Our last quarterly column here was about 2023 being a year of unpredictability for markets, and perplexity for investors. We had changed our positioning to become a bit more defensive, after a very strong first half of the year. Indeed, the third quarter has been holistically negative, and October, which just ended, is no better: except for short term money markets, up +0.4%, and gold, up 7%, all major asset classes delivered negative monthly returns.  

No doubt, the sentiment has turned. Just a few months ago, there was a very strong consensus for an almost perfect “soft-landing” scenario, combining a resilient global economy with a gradual normalization of inflation, allowing central banks to pause before, ultimately, becoming investors’ best friends again. 

The message from markets is now different. At almost 5%, the US 10-year Treasury yield is more than a full percentage point higher than at mid-year, and it is true for pretty much all maturities. Higher “risk-free” yields command lower equity multiples: global stocks are down -10% on average from their summer high.  

But are these yields really “risk-free”? Between the recent downgrade of US government debt rating by Fitch, the abysmal depth of budget deficits, and the political dissensions in Washington, a growing number of investors are questioning this status and the sustainability of government debts in general. As exacerbated geopolitical tensions are fueling risk aversion, and as bonds are not playing their usual role of safe haven (leaving it to gold), investors are looking at a future threatened by fears of escalation, tight financial conditions with high interest rates and strong dollar, and high energy prices. 

No doubt, it’s not difficult to be pessimistic. The BoA fund manager survey shows that fund managers keep a record level of cash on the side, and their bull/bear indicator is at 1.5 on a scale from 0 to 10. 

  Now, let’s have a cold look at the facts, starting with global growth. It is not bright, it shows divergences, but it is certainly not that bad. The world’s largest economy is becoming even larger: US real GDP grew at a stellar +4.9% annualized rate in the third quarter, which is, in current dollar terms, more than 8% given the level of inflation. Leading indicators for October show some deceleration, especially in manufacturing activities, but no collapse.  
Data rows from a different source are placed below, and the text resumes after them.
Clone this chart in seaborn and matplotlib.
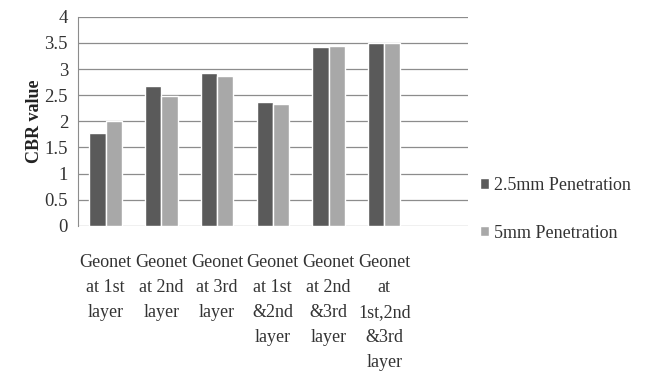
import matplotlib
matplotlib.use("Agg")
import matplotlib.pyplot as plt
import seaborn as sns
import pandas as pd

categories = ["Geonet\nat 1st\nlayer", "Geonet\nat 2nd\nlayer", "Geonet\nat 3rd\nlayer",
              "Geonet\nat 1st\n&2nd\nlayer", "Geonet\nat 2nd\n&3rd\nlayer",
              "Geonet\nat\n1st,2nd\n&3rd\nlayer"]
series_names = ["2.5mm Penetration", "5mm Penetration"]
vals_25 = [1.78, 2.68, 2.93, 2.37, 3.42, 3.50]
vals_5 = [2.00, 2.49, 2.87, 2.33, 3.45, 3.50]
yticks = [0, 0.5, 1, 1.5, 2, 2.5, 3, 3.5, 4]
ytick_labels = ["0", "0.5", "1", "1.5", "2", "2.5", "3", "3.5", "4"]

df = pd.DataFrame({
    "cat": categories * 2,
    "series": [series_names[0]] * len(categories) + [series_names[1]] * len(categories),
    "val": vals_25 + vals_5,
})

sns.set_style("white")
plt.rcParams["font.family"] = ["Liberation Serif", "DejaVu Serif"]

fig = plt.figure(figsize=(6.48, 3.74), dpi=100)
ax = fig.add_axes([0.120, 0.396, 0.602, 0.559])

sns.barplot(data=df, x="cat", y="val", hue="series", order=categories,
            hue_order=series_names, palette=["#5a5a5a", "#a8a8a8"],
            width=0.58, saturation=1, ax=ax, zorder=3)

ax.set_xlim(-0.5, 6.5)
ax.set_ylim(0, 4)
ax.set_yticks(yticks)
ax.set_yticklabels(ytick_labels, fontsize=13.5, color="#333333")
ax.yaxis.grid(True, color="#8c8c8c", linewidth=0.9, zorder=0)
ax.set_axisbelow(True)
for s in ["top", "right", "bottom"]:
    ax.spines[s].set_visible(False)
ax.spines["left"].set_color("#8c8c8c")
ax.tick_params(axis="y", length=4, color="#8c8c8c", pad=3)
ax.tick_params(axis="x", length=0, pad=20)
ax.set_xticks(range(len(categories)))
ax.set_xticklabels(categories, fontsize=13, color="#333333", linespacing=1.62, va="top")
ax.set_xlabel("")
ax.set_ylabel("CBR value", fontsize=13, fontweight="bold", color="#222222")
ax.yaxis.set_label_coords(-0.09, 0.5)

handles, labels = ax.get_legend_handles_labels()
leg = ax.legend(handles, labels, loc="center left", bbox_to_anchor=(0.99, 0.08),
                frameon=False, fontsize=13, handlelength=0.5, handleheight=0.5,
                handletextpad=0.25, labelspacing=1.7)
for t in leg.get_texts():
    t.set_color("#333333")

fig.savefig("out.png", dpi=100)
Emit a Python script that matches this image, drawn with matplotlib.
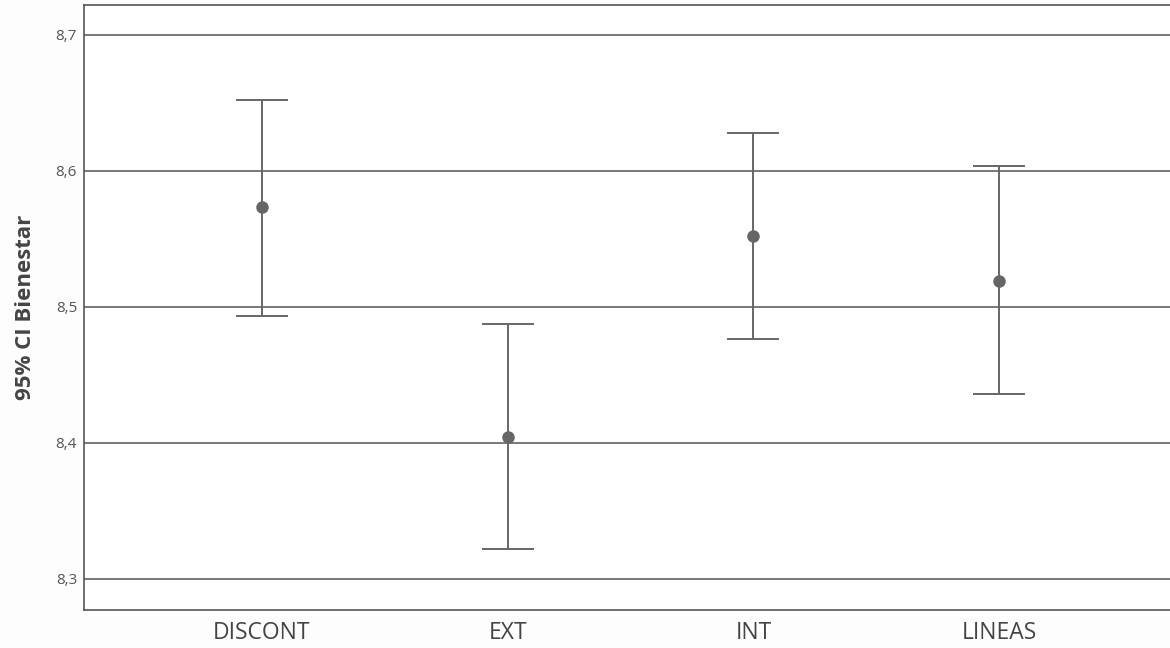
import matplotlib
matplotlib.use("Agg")
import matplotlib.pyplot as plt
from matplotlib.ticker import FuncFormatter

# datos: media e IC 95% por grupo
categorias = ["DISCONT", "EXT", "INT", "LINEAS"]
media = [8.5735, 8.4044, 8.5522, 8.5191]
ic_inf = [8.4934, 8.3221, 8.4765, 8.4360]
ic_sup = [8.6522, 8.4875, 8.6279, 8.6037]
y_ticks = [8.3, 8.4, 8.5, 8.6, 8.7]

plt.rcParams["font.family"] = ["Open Sans", "DejaVu Sans"]

fig = plt.figure(figsize=(11.7, 6.48), dpi=100, facecolor="#fdfdfd")
ax = fig.add_axes([0.0718, 0.0593, 0.9282, 0.933])
ax.set_facecolor("white")

x = list(range(len(categorias)))
err_bajo = [m - lo for m, lo in zip(media, ic_inf)]
err_alto = [hi - m for m, hi in zip(media, ic_sup)]

# lineas de rejilla horizontales
for t in y_ticks:
    ax.axhline(t, color="#555555", lw=1.1, zorder=1)

ax.errorbar(x, media, yerr=[err_bajo, err_alto], fmt="o", color="#666666",
            ecolor="#666666", elinewidth=1.4, capsize=19, capthick=1.4,
            markersize=8, zorder=3)

ax.set_xlim(-0.724, 3.695)
ax.set_ylim(8.2775, 8.722)
ax.set_yticks(y_ticks)
ax.yaxis.set_major_formatter(FuncFormatter(lambda v, p: f"{v:.1f}".replace(".", ",")))
ax.set_xticks(x)
ax.set_xticklabels(categorias)
ax.tick_params(axis="both", length=0)
ax.tick_params(axis="y", labelsize=11, labelcolor="#555555", pad=5)
ax.tick_params(axis="x", labelsize=16.5, labelcolor="#444444", pad=8)

for side in ["left", "top", "bottom"]:
    ax.spines[side].set_color("#555555")
    ax.spines[side].set_linewidth(1.2)
ax.spines["right"].set_visible(False)

ax.set_ylabel("95% CI Bienestar", fontsize=16, fontweight="bold", color="#444444", labelpad=14)

fig.savefig("out.png", dpi=100, facecolor=fig.get_facecolor())
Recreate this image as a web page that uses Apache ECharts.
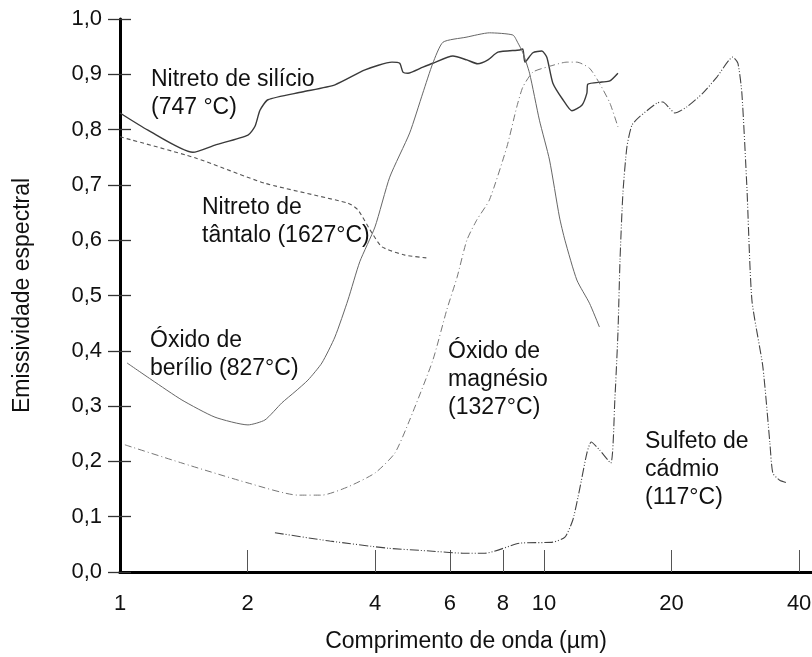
<!DOCTYPE html>
<html>
<head>
<meta charset="utf-8">
<script src="https://cdn.jsdelivr.net/npm/echarts@6/dist/echarts.min.js"></script>
<style>
  html, body { margin: 0; padding: 0; background: #fff; }
  #chart { width: 812px; height: 657px; }
</style>
</head>
<body>
<div id="chart"></div>
<script>
// comprimento de onda (um) x emissividade
var xTicks = [2, 4, 6, 8, 10, 20, 40];
var xLabels = [1, 2, 4, 6, 8, 10, 20, 40];

var nitretoSilicio = [
    [1.0, 0.830], [1.164, 0.799], [1.486, 0.759], [1.675, 0.772], [2.004, 0.790],
    [2.082, 0.806], [2.139, 0.835], [2.234, 0.854], [2.688, 0.868], [3.214, 0.881],
    [3.784, 0.908], [4.381, 0.922], [4.569, 0.920], [4.65, 0.904], [4.777, 0.902],
    [5.184, 0.913], [5.47, 0.920], [6.10, 0.933], [6.58, 0.926], [6.98, 0.919],
    [7.38, 0.926], [7.79, 0.940], [8.77, 0.944], [8.92, 0.946], [9.02, 0.922],
    [9.42, 0.939], [9.89, 0.942], [10.16, 0.931], [10.50, 0.884], [11.09, 0.854],
    [11.64, 0.834], [12.29, 0.844], [12.63, 0.866], [12.69, 0.882], [13.70, 0.886],
    [14.31, 0.888], [14.95, 0.902]
];
var nitretoTantalo = [
    [1.0, 0.787], [1.503, 0.749], [2.198, 0.703], [3.45, 0.667], [3.64, 0.655],
    [3.93, 0.613], [4.15, 0.588], [4.70, 0.573], [5.30, 0.568]
];
var oxidoBerilio = [
    [1.039, 0.378], [1.19, 0.347], [1.400, 0.311], [1.675, 0.280], [2.004, 0.266],
    [2.198, 0.275], [2.41, 0.306], [2.587, 0.326], [2.776, 0.347], [2.994, 0.378],
    [3.214, 0.425], [3.45, 0.492], [3.678, 0.561], [3.995, 0.624], [4.328, 0.714],
    [4.824, 0.794], [5.18, 0.866], [5.47, 0.920], [5.78, 0.958], [6.55, 0.967],
    [7.44, 0.975], [8.45, 0.971], [8.68, 0.957], [8.92, 0.939], [9.25, 0.902],
    [9.76, 0.817], [10.31, 0.745], [10.88, 0.642], [11.21, 0.600], [11.96, 0.528],
    [12.81, 0.486], [13.52, 0.443]
];
var oxidoMagnesio = [
    [1.027, 0.230], [1.400, 0.197], [2.004, 0.161], [2.63, 0.139], [2.994, 0.139],
    [3.45, 0.154], [3.995, 0.179], [4.45, 0.215], [4.824, 0.275], [5.47, 0.383],
    [5.90, 0.474], [6.24, 0.533], [6.58, 0.600], [6.95, 0.637], [7.44, 0.673],
    [8.18, 0.769], [8.63, 0.841], [8.92, 0.877], [9.42, 0.904], [10.16, 0.913],
    [11.33, 0.922], [11.96, 0.922], [12.81, 0.911], [13.52, 0.884], [14.31, 0.848],
    [14.95, 0.805]
];
var sulfetoCadmio = [
    [2.32, 0.071], [3.125, 0.056], [4.29, 0.043], [5.38, 0.038], [6.44, 0.034],
    [7.26, 0.034], [8.76, 0.052], [10.50, 0.054], [11.21, 0.063], [11.70, 0.094],
    [12.13, 0.148], [12.63, 0.215], [12.93, 0.235], [13.52, 0.221], [14.38, 0.197],
    [14.70, 0.311], [14.95, 0.432], [15.12, 0.564], [15.36, 0.685], [15.70, 0.769],
    [16.13, 0.808], [16.80, 0.823], [18.48, 0.848], [19.09, 0.850], [19.77, 0.839],
    [20.37, 0.830], [21.74, 0.841], [23.71, 0.866], [25.59, 0.895], [27.90, 0.931],
    [28.68, 0.920], [29.31, 0.866], [30.12, 0.696], [30.95, 0.492], [32.85, 0.371],
    [34.13, 0.233], [34.68, 0.179], [36.0, 0.166], [37.6, 0.161]
];

var FONT = 'Arial, "Liberation Sans", sans-serif';

function curve(name, data, color, width, type) {
    return {
        name: name,
        type: 'line',
        data: data,
        showSymbol: false,
        smooth: 0.2,
        lineStyle: { color: color, width: width, type: type }
    };
}

function note(text, left, top) {
    return {
        type: 'text',
        left: left,
        top: top,
        style: { text: text, font: '23px ' + FONT, lineHeight: 28, fill: '#111' }
    };
}

var option = {
    backgroundColor: '#fff',
    animation: false,
    grid: { left: 120, right: 0, top: 19, bottom: 85, outerBoundsMode: 'none', containLabel: false },
    xAxis: [{
        type: 'log',
        logBase: 10,
        min: 1,
        max: 42.9,
        name: 'Comprimento de onda (µm)',
        nameLocation: 'middle',
        nameGap: 58,
        nameTextStyle: { fontFamily: FONT, fontSize: 23, color: '#111' },
        axisLine: { lineStyle: { color: '#000', width: 3 } },
        axisTick: { inside: true, length: 22, customValues: xTicks, lineStyle: { color: '#555', width: 1 } },
        axisLabel: { customValues: xLabels, fontFamily: FONT, fontSize: 22, color: '#111', margin: 21 },
        splitLine: { show: false },
        minorTick: { show: false }
    }, {
        type: 'value',
        position: 'top',
        min: 0,
        max: 1,
        axisLine: { lineStyle: { color: '#000', width: 3 } },
        axisTick: { show: false },
        axisLabel: { show: false },
        splitLine: { show: false }
    }],
    yAxis: [{
        type: 'value',
        min: 0,
        max: 1,
        interval: 0.1,
        name: 'Emissividade espectral',
        nameLocation: 'middle',
        nameGap: 86,
        nameTextStyle: { fontFamily: FONT, fontSize: 23, color: '#111' },
        axisLine: { show: true, lineStyle: { color: '#000', width: 3 } },
        axisTick: { show: true, length: 12, lineStyle: { color: '#333', width: 1.3 } },
        axisLabel: {
            fontFamily: FONT, fontSize: 22, color: '#111', margin: 18,
            formatter: function (v) { return v.toFixed(1).replace('.', ','); }
        },
        splitLine: { show: false }
    }, {
        type: 'value',
        position: 'left',
        min: 0,
        max: 1,
        interval: 0.1,
        axisLine: { show: false },
        axisTick: { show: true, inside: true, length: 11, lineStyle: { color: '#333', width: 1.3 } },
        axisLabel: { show: false },
        splitLine: { show: false }
    }],
    series: [
        curve('Nitreto de silício', nitretoSilicio, '#3a3a3a', 1.4, 'solid'),
        curve('Nitreto de tântalo', nitretoTantalo, '#555', 1.1, [4, 3]),
        curve('Óxido de berílio', oxidoBerilio, '#666', 1, 'solid'),
        curve('Óxido de magnésio', oxidoMagnesio, '#777', 1, [7, 3, 1, 3]),
        curve('Sulfeto de cádmio', sulfetoCadmio, '#444', 1.1, [9, 2, 1, 2, 1, 2])
    ],
    graphic: [
        note('Nitreto de silício\n(747 °C)', 151, 66),
        note('Nitreto de\ntântalo (1627°C)', 202, 194),
        note('Óxido de\nberílio (827°C)', 150, 327),
        note('Óxido de\nmagnésio\n(1327°C)', 448, 338),
        note('Sulfeto de\ncádmio\n(117°C)', 645, 428)
    ]
};

var chart = echarts.init(document.getElementById('chart'));
chart.setOption(option);
</script>
</body>
</html>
By contrast, Europe is weak, flirting with recession: Eurozone GDP contracted in Q3, and PMIs are weak.  But Asia is getting better: China is stabilizing, and the recent unexpected announcement of a one trillion yuan fiscal stimulus plan should support growth in 2024. Korea industrial production surprised on the upside with a strong tech impulse, and so did GDP growth in Taiwan in the third quarter– at a very impressive +10% annualized. The big picture for growth is not booming, it shows divergences and downside risk, but it is not terrible. 

Inflation remains too elevated for central banks, no doubt. But the trend of prices is encouraging. US core inflation was below 3% annualized in Q3. In Europe, as activity slows, inflation is clearly trending lower. China does not have any inflation issue. Western central banks are not hiking anymore. The Fed kept rates unchanged for the second straight time this week, with hints from the press conference that they may be done. The ECB did the same last week as did the Bank of England on Thursday. 

Finally, corporate earnings are overall clearly above expectations in the US, by a wide margin (around +8% against consensus). Europe is less impressive, but earnings are certainly not alarming: they are overall in line with expectations. Japanese exporters are enjoying a weaker yen, and companies from emerging markets are overall dealing very well with the macro environment.  

Of course, future earnings will heavily depend on future economic activity, with a wide range of possibilities. But the current market action seems to be a bit too dark, with all asset classes in the red. In case of a global recession, cyclical assets could suffer, but safe bonds should do well, excluding the highly improbable scenario of major countries going bankrupt. Inflation would collapse, central banks would cut rates, and after a correction, stock markets could be on track to recover. Should global growth remain resilient, investors should enjoy the income from bonds, and be more confident in the current equity valuation multiples as earnings would continue to grow. There are only two very adverse scenarios affecting all asset classes, and hopefully their probability is very low: a material reacceleration of inflation, out of control, or a massive geopolitical deterioration.  

Unpredictability, the theme of our 2023 Global Investment Outlook, remains the name of the game for the year. We are not saying that there is no shortage of concerns. But in front of them, between resilient growth, a more cautious stance from central banks, better valuations for most asset classes, and investors’ sentiment being clearly bearish, we definitely recommend remaining diversified and patient, with a balance between the income from safe sources and the growth exposure from risk assets. Investing is a long-term game, and pessimism is not always a bad thing.